Tax structuring developments for Luxembourg AIFs in an international context

​BEPS: impacts on the investment fund industry

BEPS (Base Erosion and Profit Shifting) is the OECD’s most significant initiative in recent decades. It is primarily intended to crack down on tax planning strategies used by multinational groups.  Although not a direct target of BEPS, the investment fund industry could however be a collateral victim. In particular, BEPS action item 6 on treaty abuse should result in giving tax authorities around the world more discretion in denying treaty benefits. While more thinking on the specific situation of non-CIV funds is still to come, the introduction of anti-abuse rules into tax treaties could result in greater treaty challenges for funds in the future.

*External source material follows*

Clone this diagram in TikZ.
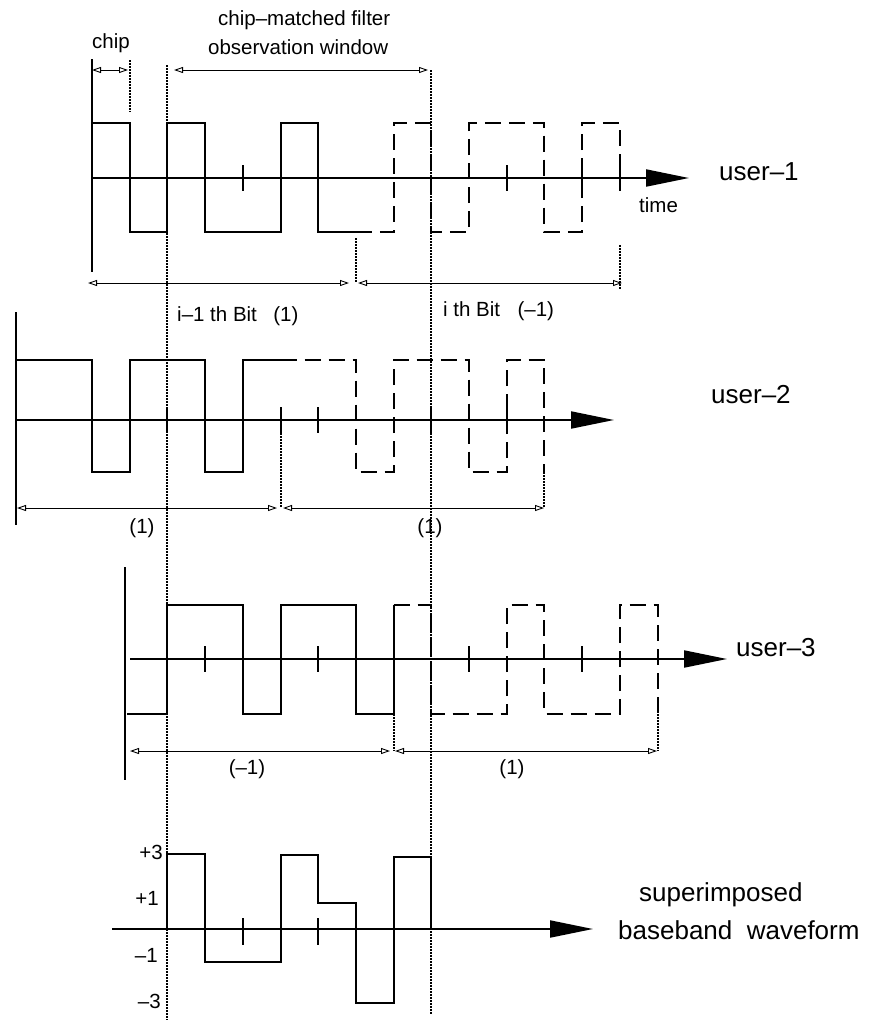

GAAR: benefits to be denied if arrangements not genuine

The intended general anti-abuse rule or “GAAR” (which is known as the principal purposes test or “PPT” rule) will be included in the OECD Model Tax Convention. Under this rule, if one of the principal purposes of transactions or arrangements is to obtain treaty benefits, these benefits would be denied unless it is established that granting these benefits would be in accordance with the object and purpose of the provisions of the treaty.

Correspondingly, as from 2016, a similar GAAR will be applicable in the context of the EU parent-subsidiary directive. In essence, “benefits of the directive should be denied in the framework of an arrangement or a series of arrangements which, having been put in place for the main purpose or one of the main purposes of obtaining a tax advantage that defeats the object or purposes of the directive [main purpose test], are not genuine having regard to all relevant facts and circumstances. An arrangement or a series of arrangements shall be regarded as not genuine to the extent that they are not put in place for valid economic reasons which reflect economic reality [substance test]”. The application of this GAAR may also raise practical issues for funds.

Regulated AIF implies non-tax motive for being established in a given jurisdiction

These changes inevitably raise the question of the future model for private equity or real estate funds. It seems however obvious to state that a regulated AIF (with a regulatory regime applicable at the AIF level and/or at the AIFM level) has a non-tax motive for being established in a given jurisdiction and that element should clearly be highlighted when discussing treaty entitlement.

EU AIF vs local RE fund vehicles

As far as real estate funds are concerned, several EU countries have introduced beneficial tax regimes for real estate funds. A pan-European RE fund may thus choose to invest in local real estate funds rather than through classical property companies or partnerships. The proliferation of regulatory regimes raises the issue of efficiency and the question of how an AIFM can organise the management of both the AIF and local RE fund vehicles.